What to produce
Pictures are not part of the copy. Retype the lines from the first one through the line that contains "0.632, 0.629, 0.563, 0.370]".

Data section

## Start

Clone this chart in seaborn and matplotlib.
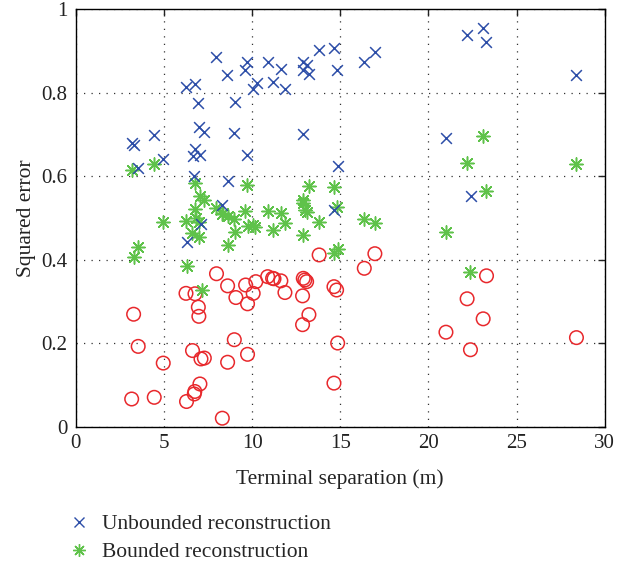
import matplotlib
matplotlib.use("Agg")
import matplotlib.pyplot as plt
from matplotlib.lines import Line2D
import seaborn as sns
import pandas as pd

# ---------------- data ----------------
unbounded_x = [7.95, 9.72, 9.59, 10.88, 8.59, 10.25, 10.06, 11.16, 6.25, 6.76, 6.91, 9.02,
               6.98, 7.29, 8.99, 4.45, 3.17, 3.28, 6.76, 6.66, 7.06, 4.96, 9.72, 3.53,
               6.72, 8.65, 8.27, 7.10, 6.28, 11.63, 11.86, 12.90, 13.09, 12.90, 13.22,
               13.80, 14.64, 14.79, 16.36, 16.96, 12.86, 14.85, 20.99, 14.64, 22.21,
               23.10, 23.25, 28.39, 22.40]
unbounded_y = [0.886, 0.873, 0.854, 0.874, 0.841, 0.822, 0.808, 0.824, 0.812, 0.821, 0.775, 0.777,
               0.717, 0.705, 0.703, 0.699, 0.680, 0.674, 0.665, 0.647, 0.651, 0.641, 0.651, 0.620,
               0.599, 0.588, 0.531, 0.486, 0.443, 0.856, 0.808, 0.874, 0.866, 0.854, 0.845,
               0.901, 0.906, 0.854, 0.874, 0.898, 0.701, 0.623, 0.692, 0.519, 0.938,
               0.954, 0.922, 0.842, 0.553]

bounded_x = [3.17, 4.45, 6.75, 9.72, 7.04, 7.29, 6.75, 7.95, 8.36, 9.59, 10.88, 8.65,
             4.96, 6.25, 6.81, 6.98, 8.27, 8.98, 9.02, 9.74, 10.06, 10.16, 11.16, 6.60,
             6.98, 8.61, 3.54, 3.28, 6.28, 7.14, 11.63, 11.86, 12.90, 12.99, 13.09, 13.80,
             12.86, 14.79, 16.36, 16.96, 20.99, 14.85, 14.64, 13.22, 14.64, 12.90, 23.10,
             22.21, 28.35, 23.25, 22.38]
bounded_y = [0.615, 0.629, 0.583, 0.579, 0.551, 0.543, 0.521, 0.523, 0.511, 0.517, 0.517, 0.505,
             0.489, 0.493, 0.499, 0.489, 0.509, 0.497, 0.467, 0.481, 0.483, 0.479, 0.471, 0.463,
             0.454, 0.435, 0.430, 0.406, 0.385, 0.326, 0.511, 0.487, 0.535, 0.519, 0.515, 0.491,
             0.459, 0.527, 0.497, 0.487, 0.467, 0.425, 0.415, 0.577, 0.573, 0.543, 0.696,
             0.632, 0.629, 0.563, 0.370]

third_x = [7.98, 8.61, 6.25, 6.76, 9.08, 9.63, 10.06, 10.21, 9.74, 10.88, 11.16, 6.95,
           6.98, 3.28, 3.54, 8.99, 6.62, 9.74, 7.10, 7.29, 4.96, 8.61, 7.04, 6.75,
           6.72, 4.45, 3.17, 6.28, 8.31, 11.24, 11.63, 11.86, 12.90, 13.09, 12.99,
           12.86, 13.80, 13.22, 12.86, 14.64, 14.79, 14.85, 14.64, 16.36, 16.96,
           20.99, 23.29, 22.19, 23.10, 22.38, 28.39]
third_y = [0.366, 0.337, 0.319, 0.318, 0.309, 0.339, 0.319, 0.347, 0.294, 0.359, 0.355, 0.286,
           0.264, 0.269, 0.192, 0.208, 0.182, 0.173, 0.162, 0.164, 0.152, 0.154, 0.102, 0.084,
           0.078, 0.070, 0.066, 0.060, 0.020, 0.354, 0.349, 0.321, 0.355, 0.347, 0.351,
           0.313, 0.411, 0.268, 0.244, 0.335, 0.327, 0.200, 0.104, 0.379, 0.414,
           0.226, 0.361, 0.306, 0.258, 0.184, 0.213]

x_ticks = [0, 5, 10, 15, 20, 25, 30]
y_ticks = [0, 0.2, 0.4, 0.6, 0.8, 1.0]
y_tick_labels = ["0", "0.2", "0.4", "0.6", "0.8", "1"]
legend_labels = ["Unbounded reconstruction", "Bounded reconstruction"]

BLUE = "#2d4ea8"
GREEN = "#5fc24a"
RED = "#e8282c"

# ---------------- style ----------------
sns.set_style("white")
plt.rcParams["font.family"] = ["Liberation Serif", "DejaVu Serif"]
plt.rcParams["xtick.direction"] = "in"
plt.rcParams["ytick.direction"] = "in"

fig = plt.figure(figsize=(6.21, 5.62), dpi=100)
ax = fig.add_axes([0.122, 0.241, 0.852, 0.743])

df_u = pd.DataFrame({"x": unbounded_x, "y": unbounded_y})
df_b = pd.DataFrame({"x": bounded_x, "y": bounded_y})
df_t = pd.DataFrame({"x": third_x, "y": third_y})

sns.scatterplot(data=df_t, x="x", y="y", ax=ax, marker="o", s=95,
                facecolor="none", edgecolor=RED, linewidth=1.1, zorder=3)
sns.scatterplot(data=df_b, x="x", y="y", ax=ax, marker=(8, 2, 0), s=90,
                color=GREEN, linewidth=1.1, zorder=4)
sns.scatterplot(data=df_u, x="x", y="y", ax=ax, marker="x", s=60,
                color=BLUE, linewidth=1.1, zorder=5)

ax.set_xlim(0, 30)
ax.set_ylim(0, 1)
ax.set_xticks(x_ticks)
ax.set_xticklabels([str(t) for t in x_ticks])
ax.set_yticks(y_ticks)
ax.set_yticklabels(y_tick_labels)
ax.tick_params(axis="both", labelsize=15, colors="#222222", top=True, right=True,
               length=5, width=1.0, pad=6)
ax.tick_params(axis="x", pad=5)
ax.grid(True, color="#333333", linestyle=(0, (1, 5)), linewidth=0.9)
for sp in ax.spines.values():
    sp.set_color("black")
    sp.set_linewidth(1.0)

ax.set_xlabel("Terminal separation (m)", fontsize=15.5, color="#222222", labelpad=12)
ax.set_ylabel("Squared error", fontsize=15.5, color="#222222", labelpad=4)

handles = [
    Line2D([], [], marker="x", linestyle="none", color=BLUE, markersize=7, markeredgewidth=1.0),
    Line2D([], [], marker=(8, 2, 0), linestyle="none", color=GREEN, markersize=9, markeredgewidth=1.0),
]
fig.legend(handles, legend_labels, loc="upper left", bbox_to_anchor=(0.110, 0.085),
           frameon=False, fontsize=15.5, handlelength=1.0, handletextpad=0.58,
           labelspacing=0.36, borderaxespad=0, borderpad=0)

fig.savefig("out.png", dpi=100)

## End

Reply to the exercise
Clone this chart in seaborn and matplotlib.
import matplotlib
matplotlib.use("Agg")
import matplotlib.pyplot as plt
from matplotlib.lines import Line2D
import seaborn as sns
import pandas as pd

# ---------------- data ----------------
unbounded_x = [7.95, 9.72, 9.59, 10.88, 8.59, 10.25, 10.06, 11.16, 6.25, 6.76, 6.91, 9.02,
               6.98, 7.29, 8.99, 4.45, 3.17, 3.28, 6.76, 6.66, 7.06, 4.96, 9.72, 3.53,
               6.72, 8.65, 8.27, 7.10, 6.28, 11.63, 11.86, 12.90, 13.09, 12.90, 13.22,
               13.80, 14.64, 14.79, 16.36, 16.96, 12.86, 14.85, 20.99, 14.64, 22.21,
               23.10, 23.25, 28.39, 22.40]
unbounded_y = [0.886, 0.873, 0.854, 0.874, 0.841, 0.822, 0.808, 0.824, 0.812, 0.821, 0.775, 0.777,
               0.717, 0.705, 0.703, 0.699, 0.680, 0.674, 0.665, 0.647, 0.651, 0.641, 0.651, 0.620,
               0.599, 0.588, 0.531, 0.486, 0.443, 0.856, 0.808, 0.874, 0.866, 0.854, 0.845,
               0.901, 0.906, 0.854, 0.874, 0.898, 0.701, 0.623, 0.692, 0.519, 0.938,
               0.954, 0.922, 0.842, 0.553]

bounded_x = [3.17, 4.45, 6.75, 9.72, 7.04, 7.29, 6.75, 7.95, 8.36, 9.59, 10.88, 8.65,
             4.96, 6.25, 6.81, 6.98, 8.27, 8.98, 9.02, 9.74, 10.06, 10.16, 11.16, 6.60,
             6.98, 8.61, 3.54, 3.28, 6.28, 7.14, 11.63, 11.86, 12.90, 12.99, 13.09, 13.80,
             12.86, 14.79, 16.36, 16.96, 20.99, 14.85, 14.64, 13.22, 14.64, 12.90, 23.10,
             22.21, 28.35, 23.25, 22.38]
bounded_y = [0.615, 0.629, 0.583, 0.579, 0.551, 0.543, 0.521, 0.523, 0.511, 0.517, 0.517, 0.505,
             0.489, 0.493, 0.499, 0.489, 0.509, 0.497, 0.467, 0.481, 0.483, 0.479, 0.471, 0.463,
             0.454, 0.435, 0.430, 0.406, 0.385, 0.326, 0.511, 0.487, 0.535, 0.519, 0.515, 0.491,
             0.459, 0.527, 0.497, 0.487, 0.467, 0.425, 0.415, 0.577, 0.573, 0.543, 0.696,
             0.632, 0.629, 0.563, 0.370]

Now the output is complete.